Short films can be some of the most insightful and evocative forms of cinema, and yet they’re often the hardest to come by. I was sent a few screeners of short films that were screening at the 2023 Toronto International Film Festival. They were a spectacular collection of stories, and I’m glad I had the opportunity to watch them.
Among the short films I watched, four were part of the Rising Voices programme. This programme specifically showcases films by filmmakers of colour, bringing a whole new perspective to a range of stories that we may already be familiar with. I had a blast watching all these films, and wish I’d been able to catch even more short films at TIFF.
Writer-director Kasey Lum’s ‘Bloom’ was part of the TIFF Short Cuts programme. The film stars a single actor, Jodi Balfour, as a woman going through a crisis. ‘Bloom’ is a short and tense psychodrama. Much of the message comes through the music and Balfour’s performance. I have seen her on ‘For All Mankind’ and she brings that same restrained intensity to this short film that she does in the series. I love how contained this film is, and yet it says so much. It’s also quietly inclusive, which, even now surprises me in pop culture. The message I took away from ‘Bloom’ was that people live in harmony with other things, and how we react—or don’t—affects those things as well. This one is memorable, even if it feels like we’ve seen similar depictions of the subject matter elsewhere.
My Nights Glow Yellow
‘My Nights Glow Yellow’ was one of four Oscar-qualified short films showing at TIFF as part of Indeed’s Rising Voices programme. Writer-director Hannah Bang gives us a snippet into the life of our protagonist Kacie, played by Michelle Mao. The character is a friend-for-hire, supposedly bringing fulfilment to the lives of her clients, including one played by Matt Mcgorry. The film has a wistful vibe, which made me think of one of my favourite TIFF films from previous years, ‘Aloners’. But that ending was a fantastic whammy. This is the joy of watching films, especially short films, that pack in a massive amount of characterization and story, but are still able to throw in a twist that will have you reeling. Of course, the understated performances by the small cast, and Bang’s tight writing, cannot be forgotten. If you get the chance to watch ‘My Nights Glow Yellow’, don’t pass it up.
Last Days of the Lab
Oh, this film was lovely. ‘Last Days of the Lab’ was heartbreaking and sweet. This was another wistful film, this time about a mother and daughter who run an old photo shop. It’s the end of days for the shop with barely any customers coming in. They’re surrounded by old gear that’s ostensibly useless, but the place holds so much meaning and memories for them. The growth of the two characters showcased by the filmmakers, writer-director María Alvarez and co-writer Ethan Newmyer, in less than 15 minutes of screen time is astounding. The performances by Alex Felix and Arianna Ortiz are so authentic—the chemistry and history between these two characters is palpable. So little is said, but so much more is felt. This is the kind of film that leaves you wondering about all the ways you can fill in this lovely family’s story. So, so good.

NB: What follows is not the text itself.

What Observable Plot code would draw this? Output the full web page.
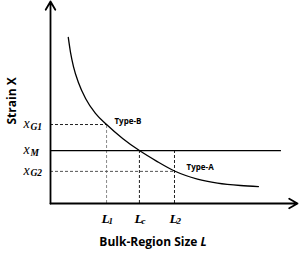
<!DOCTYPE html>
<html>
<head>
<meta charset="utf-8">
<script src="https://cdn.jsdelivr.net/npm/d3@7"></script>
<script src="https://cdn.jsdelivr.net/npm/@observablehq/plot@0.6"></script>
<style>
  html, body { margin: 0; padding: 0; background: #fff; }
  svg { display: block; }
</style>
</head>
<body>
<div id="chart"></div>
<script>
// Curve (L = bulk-region size, X = strain), arbitrary units
const curveL = [0.72, 0.81, 0.93, 1.13, 1.42, 1.82, 2.27, 2.92, 3.60, 4.29, 5.02, 5.95, 6.76, 7.69, 8.42];
const curveX = [8.22, 7.48, 6.78, 5.99, 5.20, 4.46, 3.91, 3.22, 2.62, 2.10, 1.61, 1.21, 1.01, 0.89, 0.84];

// Characteristic values
const L1 = 2.27, Lc = 3.60, L2 = 5.02;
const xG1 = 3.91, xM = 2.62, xG2 = 1.59;
const xMLineEnd = 9.35;
const axisMax = 10;

// Tick labels (main letter + subscript)
const yTickVals = [xG1, xM, xG2];
const yTickMain = ["x", "x", "x"];
const yTickSub = ["G1", "M", "G2"];
const xTickVals = [L1, Lc, L2];
const xTickMain = ["L", "L", "L"];
const xTickSub = ["1", "c", "2"];

// Curve annotations
const annotText = ["Type-B", "Type-A"];
const annotL = [2.59, 5.51];
const annotX = [4.06, 1.80];

// Axis titles
const yTitle = ["Strain X"];
const xTitle = ["Bulk-Region Size L"];

const curve = curveL.map((L, i) => ({L, X: curveX[i]}));
const yTicks = yTickVals.map((v, i) => ({v, main: yTickMain[i], sub: yTickSub[i]}));
const xTicks = xTickVals.map((v, i) => ({v, main: xTickMain[i], sub: xTickSub[i]}));
const annots = annotText.map((t, i) => ({t, L: annotL[i], X: annotX[i]}));

const serif = "'Liberation Serif', 'DejaVu Serif', serif";
const sans = "'Open Sans', 'Liberation Sans', sans-serif";

const plot = Plot.plot({
  width: 301,
  height: 254,
  marginLeft: 50,
  marginRight: 4,
  marginTop: 1,
  marginBottom: 51,
  x: {domain: [0, axisMax], axis: null},
  y: {domain: [0, axisMax], axis: null},
  style: {background: "#fff", overflow: "visible"},
  marks: [
    // dashed guides
    Plot.ruleY([xG1], {x1: 0, x2: L1, stroke: "#222", strokeDasharray: "3,2", strokeWidth: 1}),
    Plot.ruleX([L1], {y1: 0, y2: xG1, stroke: "#888", strokeDasharray: "3,2", strokeWidth: 1}),
    Plot.ruleY([xG2], {x1: 0, x2: L2, stroke: "#555", strokeDasharray: "3,2", strokeWidth: 1}),
    Plot.ruleX([Lc], {y1: 0, y2: xM, stroke: "#222", strokeDasharray: "3,2", strokeWidth: 1}),
    Plot.ruleX([L2], {y1: 0, y2: xM, stroke: "#222", strokeDasharray: "3,2", strokeWidth: 1}),
    // x_M solid line
    Plot.ruleY([xM], {x1: 0, x2: xMLineEnd, stroke: "#000", strokeWidth: 1.3}),
    // curve
    Plot.line(curve, {x: "L", y: "X", curve: "monotone-x", stroke: "#000", strokeWidth: 1.3}),
    // axes with arrows
    Plot.arrow([{x1: 0, y1: 0, x2: axisMax, y2: 0}], {x1: "x1", y1: "y1", x2: "x2", y2: "y2", stroke: "#000", strokeWidth: 1.8, headLength: 8}),
    Plot.arrow([{x1: 0, y1: 0, x2: 0, y2: axisMax}], {x1: "x1", y1: "y1", x2: "x2", y2: "y2", stroke: "#000", strokeWidth: 1.8, headLength: 8}),
    // y tick labels
    Plot.text(yTicks, {x: 0, y: "v", text: "main", textAnchor: "start", dx: -27, dy: -1, fontFamily: serif, fontStyle: "italic", fontSize: 14, fill: "#000"}),
    Plot.text(yTicks, {x: 0, y: "v", text: "sub", textAnchor: "start", dx: -20, dy: 2, fontFamily: serif, fontStyle: "italic", fontWeight: "bold", fontSize: 9.5, fill: "#000"}),
    // x tick labels
    Plot.text(xTicks, {x: "v", y: 0, text: "main", textAnchor: "start", dx: -5, dy: 15, fontFamily: serif, fontStyle: "italic", fontWeight: "bold", fontSize: 13.5, fill: "#000"}),
    Plot.text(xTicks, {x: "v", y: 0, text: "sub", textAnchor: "start", dx: 2, dy: 18, fontFamily: serif, fontStyle: "italic", fontWeight: "bold", fontSize: 9, fill: "#000"}),
    // annotations
    Plot.text(annots, {x: "L", y: "X", text: "t", textAnchor: "start", fontFamily: sans, fontWeight: "bold", fontSize: 8, fill: "#000"}),
    // y-axis title, centred at the x_G1 level at the left of the frame
    Plot.text(yTitle, {frameAnchor: "left", y: () => xG1, text: d => d, dx: -38, rotate: -90, fontFamily: sans, fontWeight: "bold", fontSize: 12, fill: "#000"}),
    // x-axis title
    Plot.text(xTitle, {frameAnchor: "bottom", dx: -21, dy: 42, fontFamily: sans, fontWeight: "bold", fontSize: 12, fill: "#000"})
  ]
});

// Make the final "L" of the x title italic
d3.select(plot).selectAll("text").filter(function() { return this.textContent === "Bulk-Region Size L"; })
  .each(function() {
    const t = d3.select(this);
    t.text("");
    t.append("tspan").text("Bulk-Region Size ");
    t.append("tspan").attr("font-style", "italic").text("L");
  });

document.getElementById("chart").appendChild(plot);
</script>
</body>
</html>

Stories about immigration and immigrant families are always interesting to watch because every person has a unique experience living in another country. The central family in ‘Sarajin’, which means disappearing, are at a crossroads in their life. They have to make a tough decision about whether they should make yet another major life change in their lives when the sea crabs, that are the family’s livelihood, disappear. Justin Kim WooSŏk creates a mesmeric story that comes to life thanks to extraordinary cinematography and tight filmmaking. This film is compact and concise, and the minimal interactions tell us so much about the stresses the protagonist, played by Jongman Kim, is facing. This was both soul-crushing and hopeful, and the story will particularly resonate with anyone who has had to upend their lives only to realize they’ll need to do it all over again.
The Ballad of Tita and the Machines
This film is a gem. I audibly laughed during several scenes; ‘The Ballad of Tita and the Machines’ is comical and satirical, but woefully prescient given the times we live in. We’re always being told that humans need work to find purpose, yet when we find something we love doing, tech billionaires swoop in and find ways to replace us with machines. That’s the central story of Tita, played to perfection by Laura Patalano. Tita is everyone’s grandma, stubborn and strong and afraid to lose her place in life. She finds herself shunted out of the work she loves, but those meant to replace her don’t hold a candle to her productivity. This is a fabulous film and says so much about the American working system and beliefs. I think the one message that writer-director Miguel Angel Cabarello and writer Luis Antonio Aldana could have emphasized more is that work is only as productive as rest, because I felt like that’s what the denouement implied, but it may be missed by some. This was an excellent film, and I’ll be thinking about it for a long time.